Blockchains are independent systems with a decentralized nature. They are open, transparent and show the possibility of free use without the influence of third parties. The blockchain itself is currently used for the standardized use of trading and management of currencies, but as briefly mentioned before, it can be used for authentication, verification, storage of entire databases for knowledge preservation and more. All events can be traced and retraced over and over again as the data is preserved.

The disadvantage is the integration into the world considering infrastructure for storage, IT landscapes of other countries and basic performance equality.

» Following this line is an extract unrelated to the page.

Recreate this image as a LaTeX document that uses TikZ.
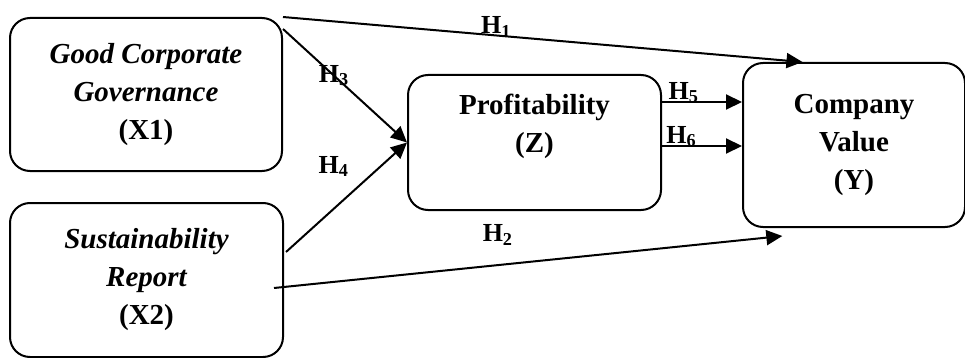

The systems should be transparent and open, but no one should be able to manipulate them, nor should anyone be able to design their system differently, for example by providing the basic structure with security for themselves for profit, thus creating a backdoor with which, for example, governments can manipulate and divert money.

The integration of this technology in the world is a progress, but this must happen independently and equally, the process itself can be determined by the operators, the basic way of the blockchain must be fair and formulated according to decentralized, anonymous values.

Future of the blockchain technology

In the future, blockchains can be used everywhere there is data, management and processing. Almost any kind of bureaucracy, payment, control and the like can be handled completely with the technology of a blockchain.

The cost of infrastructure, conversion, trust in the systems, and fair independent maintenance without tampering will be the biggest problem for this branch of the world's technological development.